(Code that draws figures)
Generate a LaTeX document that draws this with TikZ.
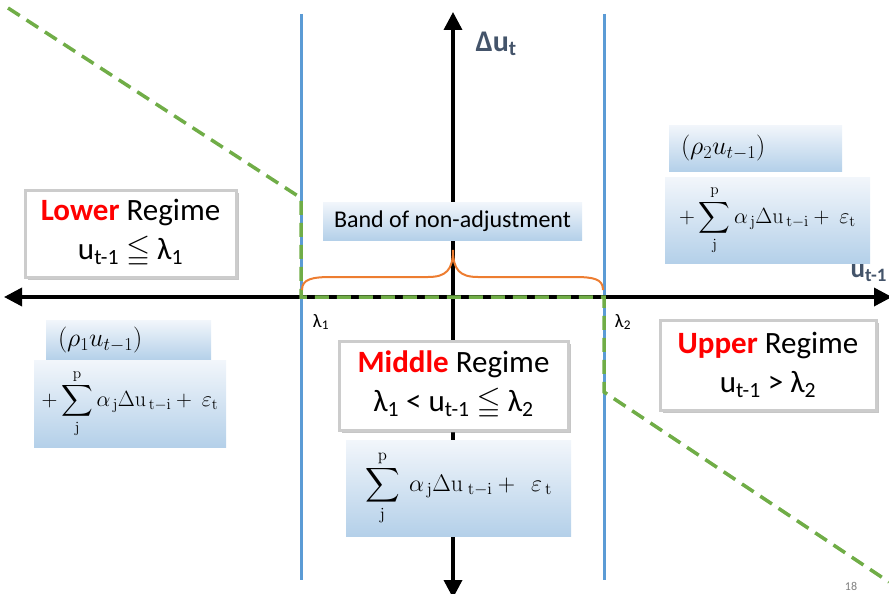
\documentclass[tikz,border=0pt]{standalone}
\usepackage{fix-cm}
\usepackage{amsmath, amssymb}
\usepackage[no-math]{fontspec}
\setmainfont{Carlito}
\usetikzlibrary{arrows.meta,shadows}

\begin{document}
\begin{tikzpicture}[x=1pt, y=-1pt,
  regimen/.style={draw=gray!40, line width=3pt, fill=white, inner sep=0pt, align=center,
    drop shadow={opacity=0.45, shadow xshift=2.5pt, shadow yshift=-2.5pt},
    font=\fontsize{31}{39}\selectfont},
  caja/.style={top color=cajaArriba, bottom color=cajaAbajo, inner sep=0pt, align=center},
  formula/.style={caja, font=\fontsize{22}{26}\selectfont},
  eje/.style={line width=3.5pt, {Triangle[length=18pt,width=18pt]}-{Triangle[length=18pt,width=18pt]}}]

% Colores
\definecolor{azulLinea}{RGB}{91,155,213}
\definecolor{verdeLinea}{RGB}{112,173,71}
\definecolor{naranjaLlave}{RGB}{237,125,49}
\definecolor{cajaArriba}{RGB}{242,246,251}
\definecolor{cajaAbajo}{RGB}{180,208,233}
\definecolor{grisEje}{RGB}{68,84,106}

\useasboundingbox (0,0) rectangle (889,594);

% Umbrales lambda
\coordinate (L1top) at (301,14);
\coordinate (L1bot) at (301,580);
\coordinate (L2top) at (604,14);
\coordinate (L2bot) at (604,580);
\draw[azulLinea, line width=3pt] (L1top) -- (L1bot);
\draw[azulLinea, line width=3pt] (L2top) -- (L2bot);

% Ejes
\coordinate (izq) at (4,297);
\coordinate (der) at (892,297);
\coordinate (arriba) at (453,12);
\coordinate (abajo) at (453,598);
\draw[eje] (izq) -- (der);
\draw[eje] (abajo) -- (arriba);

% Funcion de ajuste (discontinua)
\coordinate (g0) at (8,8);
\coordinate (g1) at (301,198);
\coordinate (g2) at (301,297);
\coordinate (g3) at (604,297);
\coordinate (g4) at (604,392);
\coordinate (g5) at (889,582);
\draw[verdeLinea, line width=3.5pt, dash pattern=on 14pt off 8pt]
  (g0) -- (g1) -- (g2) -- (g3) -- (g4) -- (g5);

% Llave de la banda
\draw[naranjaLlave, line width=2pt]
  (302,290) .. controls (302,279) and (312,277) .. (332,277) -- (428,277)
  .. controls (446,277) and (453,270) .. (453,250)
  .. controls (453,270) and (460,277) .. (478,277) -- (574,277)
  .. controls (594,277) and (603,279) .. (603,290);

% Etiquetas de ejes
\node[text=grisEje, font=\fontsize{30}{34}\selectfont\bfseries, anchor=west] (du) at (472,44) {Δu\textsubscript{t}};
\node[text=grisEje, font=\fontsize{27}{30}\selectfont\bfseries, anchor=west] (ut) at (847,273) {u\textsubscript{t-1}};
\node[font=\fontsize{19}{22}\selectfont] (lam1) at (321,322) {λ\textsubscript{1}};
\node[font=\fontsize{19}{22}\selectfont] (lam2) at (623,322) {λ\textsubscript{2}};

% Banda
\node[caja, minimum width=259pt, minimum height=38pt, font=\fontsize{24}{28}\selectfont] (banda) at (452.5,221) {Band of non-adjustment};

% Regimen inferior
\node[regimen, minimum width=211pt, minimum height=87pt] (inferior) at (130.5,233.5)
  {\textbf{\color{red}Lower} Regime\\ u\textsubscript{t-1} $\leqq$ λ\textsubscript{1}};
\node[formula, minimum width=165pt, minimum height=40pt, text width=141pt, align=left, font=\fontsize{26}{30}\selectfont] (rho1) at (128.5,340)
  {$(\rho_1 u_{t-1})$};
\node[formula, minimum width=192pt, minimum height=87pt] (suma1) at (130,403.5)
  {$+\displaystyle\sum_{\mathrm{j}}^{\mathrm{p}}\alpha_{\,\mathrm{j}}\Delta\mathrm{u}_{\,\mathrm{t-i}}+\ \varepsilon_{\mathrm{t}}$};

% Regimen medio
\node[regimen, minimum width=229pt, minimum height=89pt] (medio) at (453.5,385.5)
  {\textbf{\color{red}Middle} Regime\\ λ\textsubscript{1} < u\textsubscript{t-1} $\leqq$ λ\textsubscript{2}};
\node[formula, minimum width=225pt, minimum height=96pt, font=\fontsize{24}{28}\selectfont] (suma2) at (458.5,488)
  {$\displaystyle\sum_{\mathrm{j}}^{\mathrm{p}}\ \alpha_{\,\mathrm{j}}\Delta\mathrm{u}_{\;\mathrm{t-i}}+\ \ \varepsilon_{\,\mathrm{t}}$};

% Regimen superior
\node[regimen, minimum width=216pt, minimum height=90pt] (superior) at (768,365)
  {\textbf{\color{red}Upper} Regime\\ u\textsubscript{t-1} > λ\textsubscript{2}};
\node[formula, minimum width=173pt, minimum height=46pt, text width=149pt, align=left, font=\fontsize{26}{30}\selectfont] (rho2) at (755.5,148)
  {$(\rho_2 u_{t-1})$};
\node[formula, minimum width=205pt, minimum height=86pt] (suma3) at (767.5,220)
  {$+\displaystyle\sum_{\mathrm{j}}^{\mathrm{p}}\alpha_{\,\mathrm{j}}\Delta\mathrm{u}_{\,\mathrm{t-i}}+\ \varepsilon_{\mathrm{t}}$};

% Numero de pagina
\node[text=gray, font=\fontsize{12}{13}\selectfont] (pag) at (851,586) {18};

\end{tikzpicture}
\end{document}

--

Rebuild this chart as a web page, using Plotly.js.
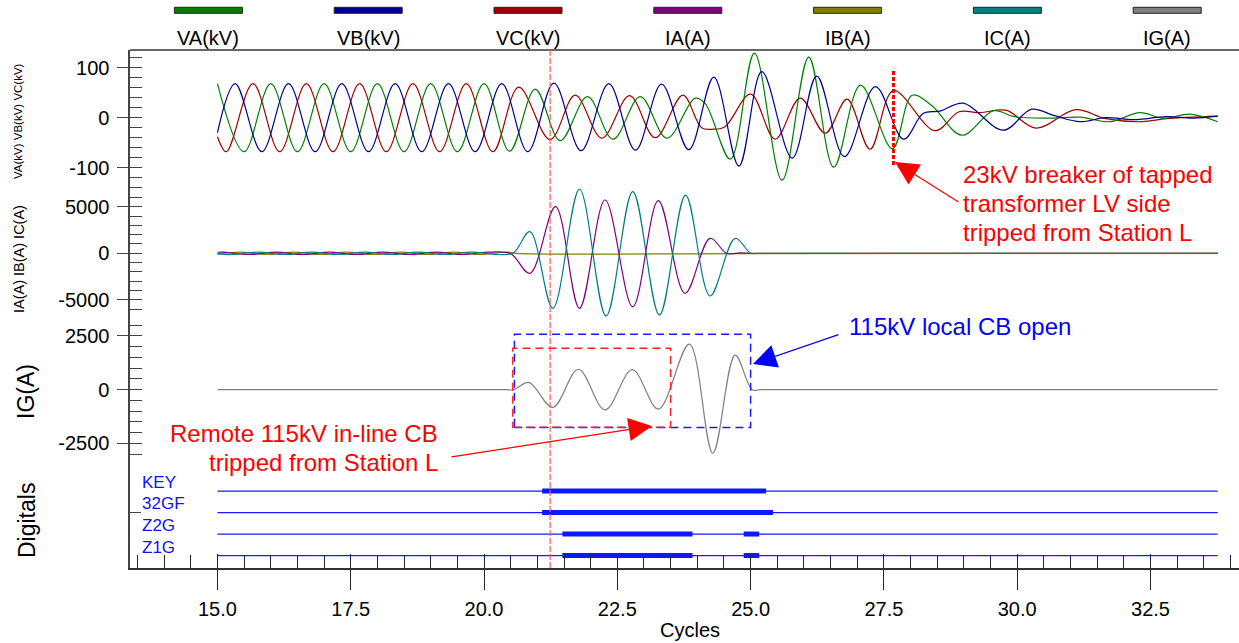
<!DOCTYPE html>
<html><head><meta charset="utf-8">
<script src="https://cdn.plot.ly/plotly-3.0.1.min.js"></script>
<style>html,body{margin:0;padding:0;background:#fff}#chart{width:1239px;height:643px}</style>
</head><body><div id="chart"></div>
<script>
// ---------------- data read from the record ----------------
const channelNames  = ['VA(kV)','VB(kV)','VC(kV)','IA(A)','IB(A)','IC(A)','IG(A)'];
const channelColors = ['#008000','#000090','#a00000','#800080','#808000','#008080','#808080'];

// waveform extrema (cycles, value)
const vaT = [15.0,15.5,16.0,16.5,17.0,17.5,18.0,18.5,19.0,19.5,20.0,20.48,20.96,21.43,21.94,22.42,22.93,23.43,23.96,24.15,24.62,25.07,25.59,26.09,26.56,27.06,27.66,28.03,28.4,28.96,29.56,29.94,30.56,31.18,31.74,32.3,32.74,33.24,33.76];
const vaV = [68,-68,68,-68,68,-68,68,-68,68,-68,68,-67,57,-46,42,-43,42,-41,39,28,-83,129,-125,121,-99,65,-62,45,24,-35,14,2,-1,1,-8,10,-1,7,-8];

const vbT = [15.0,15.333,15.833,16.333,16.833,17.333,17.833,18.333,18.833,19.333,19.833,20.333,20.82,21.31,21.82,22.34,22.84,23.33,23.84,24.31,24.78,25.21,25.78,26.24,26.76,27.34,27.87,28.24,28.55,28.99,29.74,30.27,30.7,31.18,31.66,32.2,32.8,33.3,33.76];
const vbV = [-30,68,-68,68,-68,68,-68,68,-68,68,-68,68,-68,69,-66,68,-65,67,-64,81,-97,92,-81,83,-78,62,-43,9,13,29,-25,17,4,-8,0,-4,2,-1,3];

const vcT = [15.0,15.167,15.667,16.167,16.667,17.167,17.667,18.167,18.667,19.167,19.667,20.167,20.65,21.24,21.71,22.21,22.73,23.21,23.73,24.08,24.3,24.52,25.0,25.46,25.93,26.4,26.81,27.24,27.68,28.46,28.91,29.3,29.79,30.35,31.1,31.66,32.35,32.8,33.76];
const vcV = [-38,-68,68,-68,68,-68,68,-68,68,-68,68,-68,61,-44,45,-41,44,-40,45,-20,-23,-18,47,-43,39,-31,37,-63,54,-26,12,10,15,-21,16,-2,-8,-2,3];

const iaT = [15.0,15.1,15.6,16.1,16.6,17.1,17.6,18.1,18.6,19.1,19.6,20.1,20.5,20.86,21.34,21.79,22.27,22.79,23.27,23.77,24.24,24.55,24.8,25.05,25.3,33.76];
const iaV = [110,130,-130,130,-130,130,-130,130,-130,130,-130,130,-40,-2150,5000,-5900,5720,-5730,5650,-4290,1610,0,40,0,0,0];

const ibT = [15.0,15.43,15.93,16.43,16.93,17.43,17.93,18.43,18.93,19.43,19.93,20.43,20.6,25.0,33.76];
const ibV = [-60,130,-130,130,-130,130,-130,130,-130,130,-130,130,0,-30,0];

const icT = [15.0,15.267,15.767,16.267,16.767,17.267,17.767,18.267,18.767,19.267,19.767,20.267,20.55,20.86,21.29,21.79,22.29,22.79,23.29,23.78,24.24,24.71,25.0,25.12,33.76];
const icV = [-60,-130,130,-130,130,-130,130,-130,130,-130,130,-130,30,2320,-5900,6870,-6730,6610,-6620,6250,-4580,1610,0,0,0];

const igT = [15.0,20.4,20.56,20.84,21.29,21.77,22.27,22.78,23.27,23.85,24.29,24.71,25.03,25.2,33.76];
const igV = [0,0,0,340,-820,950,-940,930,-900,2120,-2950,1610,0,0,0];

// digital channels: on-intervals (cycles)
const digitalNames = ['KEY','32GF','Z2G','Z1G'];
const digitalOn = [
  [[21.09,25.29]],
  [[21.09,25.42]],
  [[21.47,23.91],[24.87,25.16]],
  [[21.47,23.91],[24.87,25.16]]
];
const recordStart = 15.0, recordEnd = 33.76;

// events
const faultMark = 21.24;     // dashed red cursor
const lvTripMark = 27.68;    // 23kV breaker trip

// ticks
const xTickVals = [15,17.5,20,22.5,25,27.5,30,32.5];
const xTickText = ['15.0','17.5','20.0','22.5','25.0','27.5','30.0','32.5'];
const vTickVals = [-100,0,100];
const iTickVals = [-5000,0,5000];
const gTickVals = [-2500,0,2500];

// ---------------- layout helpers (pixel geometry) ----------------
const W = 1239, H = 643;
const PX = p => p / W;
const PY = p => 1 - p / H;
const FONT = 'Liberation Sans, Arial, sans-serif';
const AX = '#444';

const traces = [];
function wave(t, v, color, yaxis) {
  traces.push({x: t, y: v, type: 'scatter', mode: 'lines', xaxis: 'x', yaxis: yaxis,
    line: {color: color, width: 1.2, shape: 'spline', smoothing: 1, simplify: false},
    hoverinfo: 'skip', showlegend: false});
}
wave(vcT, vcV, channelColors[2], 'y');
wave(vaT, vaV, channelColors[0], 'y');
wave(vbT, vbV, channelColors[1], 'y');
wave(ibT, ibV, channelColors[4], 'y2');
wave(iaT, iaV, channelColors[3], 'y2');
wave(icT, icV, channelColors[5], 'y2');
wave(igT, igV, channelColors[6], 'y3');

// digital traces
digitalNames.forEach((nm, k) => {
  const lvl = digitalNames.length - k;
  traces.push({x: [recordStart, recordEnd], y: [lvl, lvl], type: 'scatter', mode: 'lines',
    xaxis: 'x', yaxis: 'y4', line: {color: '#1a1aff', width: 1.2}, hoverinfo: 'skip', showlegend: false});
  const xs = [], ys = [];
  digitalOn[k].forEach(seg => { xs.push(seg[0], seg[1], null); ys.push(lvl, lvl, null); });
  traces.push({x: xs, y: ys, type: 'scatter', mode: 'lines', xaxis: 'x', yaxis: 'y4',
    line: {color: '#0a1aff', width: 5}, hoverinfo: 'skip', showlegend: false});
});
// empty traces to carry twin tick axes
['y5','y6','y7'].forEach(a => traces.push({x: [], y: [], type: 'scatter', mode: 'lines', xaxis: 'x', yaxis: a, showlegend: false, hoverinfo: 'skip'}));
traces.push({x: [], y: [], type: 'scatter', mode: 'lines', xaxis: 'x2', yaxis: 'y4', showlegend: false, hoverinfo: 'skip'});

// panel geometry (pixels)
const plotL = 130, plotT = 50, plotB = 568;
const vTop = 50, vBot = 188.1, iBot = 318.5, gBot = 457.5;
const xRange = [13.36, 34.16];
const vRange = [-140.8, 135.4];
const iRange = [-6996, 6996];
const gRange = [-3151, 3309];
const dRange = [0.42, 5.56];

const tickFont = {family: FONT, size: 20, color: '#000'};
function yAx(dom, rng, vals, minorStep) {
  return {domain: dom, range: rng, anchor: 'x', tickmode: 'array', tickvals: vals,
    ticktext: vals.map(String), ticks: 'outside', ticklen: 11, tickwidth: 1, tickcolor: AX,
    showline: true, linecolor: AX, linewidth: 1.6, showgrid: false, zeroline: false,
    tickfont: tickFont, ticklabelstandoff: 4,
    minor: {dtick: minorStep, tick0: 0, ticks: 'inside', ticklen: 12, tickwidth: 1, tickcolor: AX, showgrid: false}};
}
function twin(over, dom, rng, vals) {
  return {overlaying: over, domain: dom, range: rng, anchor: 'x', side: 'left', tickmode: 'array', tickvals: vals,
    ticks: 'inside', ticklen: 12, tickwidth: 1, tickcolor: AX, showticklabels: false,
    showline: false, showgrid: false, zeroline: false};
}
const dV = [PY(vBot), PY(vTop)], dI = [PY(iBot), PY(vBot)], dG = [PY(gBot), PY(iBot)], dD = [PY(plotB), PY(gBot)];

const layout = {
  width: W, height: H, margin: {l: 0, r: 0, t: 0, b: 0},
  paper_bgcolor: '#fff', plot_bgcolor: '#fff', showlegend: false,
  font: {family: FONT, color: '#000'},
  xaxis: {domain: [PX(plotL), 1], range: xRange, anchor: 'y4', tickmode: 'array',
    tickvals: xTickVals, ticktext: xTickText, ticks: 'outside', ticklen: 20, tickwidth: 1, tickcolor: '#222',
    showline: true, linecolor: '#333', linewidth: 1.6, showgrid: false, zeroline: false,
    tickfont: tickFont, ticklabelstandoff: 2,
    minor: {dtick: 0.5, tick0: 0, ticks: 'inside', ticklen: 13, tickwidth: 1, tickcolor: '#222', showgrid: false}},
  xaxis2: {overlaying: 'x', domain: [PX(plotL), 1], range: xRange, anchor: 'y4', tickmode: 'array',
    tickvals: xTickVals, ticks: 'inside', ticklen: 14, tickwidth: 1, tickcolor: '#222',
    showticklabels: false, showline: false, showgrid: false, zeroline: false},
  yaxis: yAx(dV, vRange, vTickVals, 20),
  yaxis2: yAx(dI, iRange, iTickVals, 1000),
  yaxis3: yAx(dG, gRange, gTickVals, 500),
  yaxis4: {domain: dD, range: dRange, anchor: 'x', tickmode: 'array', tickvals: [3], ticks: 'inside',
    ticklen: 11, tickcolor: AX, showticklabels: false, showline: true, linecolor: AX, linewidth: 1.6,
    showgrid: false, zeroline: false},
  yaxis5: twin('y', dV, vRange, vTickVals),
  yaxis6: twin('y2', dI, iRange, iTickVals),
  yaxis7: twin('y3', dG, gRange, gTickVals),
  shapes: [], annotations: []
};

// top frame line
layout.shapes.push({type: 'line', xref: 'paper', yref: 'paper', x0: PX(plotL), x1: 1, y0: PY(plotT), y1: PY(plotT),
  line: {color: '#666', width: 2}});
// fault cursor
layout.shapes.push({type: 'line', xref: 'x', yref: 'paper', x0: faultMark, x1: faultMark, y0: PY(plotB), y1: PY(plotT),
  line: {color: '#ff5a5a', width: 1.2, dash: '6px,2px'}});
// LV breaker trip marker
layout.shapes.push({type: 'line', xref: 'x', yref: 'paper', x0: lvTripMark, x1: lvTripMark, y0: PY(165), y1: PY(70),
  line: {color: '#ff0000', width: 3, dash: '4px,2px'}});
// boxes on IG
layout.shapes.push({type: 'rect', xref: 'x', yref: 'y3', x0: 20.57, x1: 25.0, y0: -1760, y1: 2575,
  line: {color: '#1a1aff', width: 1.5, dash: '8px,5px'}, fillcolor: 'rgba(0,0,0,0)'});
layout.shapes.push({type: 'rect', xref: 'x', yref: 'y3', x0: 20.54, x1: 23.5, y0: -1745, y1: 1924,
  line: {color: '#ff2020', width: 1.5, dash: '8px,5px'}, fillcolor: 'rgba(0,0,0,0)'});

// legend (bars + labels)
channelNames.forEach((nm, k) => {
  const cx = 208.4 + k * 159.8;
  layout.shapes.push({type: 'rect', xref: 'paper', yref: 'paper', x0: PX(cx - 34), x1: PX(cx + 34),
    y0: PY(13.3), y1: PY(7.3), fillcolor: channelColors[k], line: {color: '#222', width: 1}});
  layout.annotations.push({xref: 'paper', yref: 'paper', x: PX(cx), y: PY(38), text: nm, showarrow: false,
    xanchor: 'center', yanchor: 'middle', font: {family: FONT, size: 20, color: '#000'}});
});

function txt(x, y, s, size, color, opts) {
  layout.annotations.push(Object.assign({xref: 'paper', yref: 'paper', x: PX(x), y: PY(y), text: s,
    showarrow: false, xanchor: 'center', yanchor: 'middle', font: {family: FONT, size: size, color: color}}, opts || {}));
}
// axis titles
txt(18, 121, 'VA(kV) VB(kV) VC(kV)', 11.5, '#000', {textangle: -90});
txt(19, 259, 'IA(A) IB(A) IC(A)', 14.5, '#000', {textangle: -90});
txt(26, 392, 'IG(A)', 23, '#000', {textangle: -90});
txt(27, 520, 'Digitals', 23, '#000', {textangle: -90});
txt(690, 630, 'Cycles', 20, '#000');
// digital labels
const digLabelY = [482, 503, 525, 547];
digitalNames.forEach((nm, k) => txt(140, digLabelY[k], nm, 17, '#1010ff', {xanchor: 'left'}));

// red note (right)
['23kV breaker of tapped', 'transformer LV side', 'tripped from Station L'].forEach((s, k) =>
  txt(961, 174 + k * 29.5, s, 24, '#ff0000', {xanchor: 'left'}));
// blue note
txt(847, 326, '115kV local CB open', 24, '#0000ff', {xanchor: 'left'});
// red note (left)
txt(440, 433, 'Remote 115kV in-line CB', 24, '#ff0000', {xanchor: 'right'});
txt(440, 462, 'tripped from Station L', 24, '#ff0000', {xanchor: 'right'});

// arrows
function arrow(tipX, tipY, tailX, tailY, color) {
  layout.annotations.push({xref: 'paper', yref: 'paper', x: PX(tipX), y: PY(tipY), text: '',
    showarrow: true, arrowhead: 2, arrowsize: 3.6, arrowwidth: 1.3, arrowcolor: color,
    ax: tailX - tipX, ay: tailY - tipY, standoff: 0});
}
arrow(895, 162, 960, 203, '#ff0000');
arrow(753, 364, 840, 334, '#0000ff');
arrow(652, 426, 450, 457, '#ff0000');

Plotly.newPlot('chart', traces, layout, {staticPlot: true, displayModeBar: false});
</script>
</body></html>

### [WHAT YOU SHOULD DO]
Look through the entries above and count each line holding "this"; report the count alone.

### [COMPLETED TASK]
2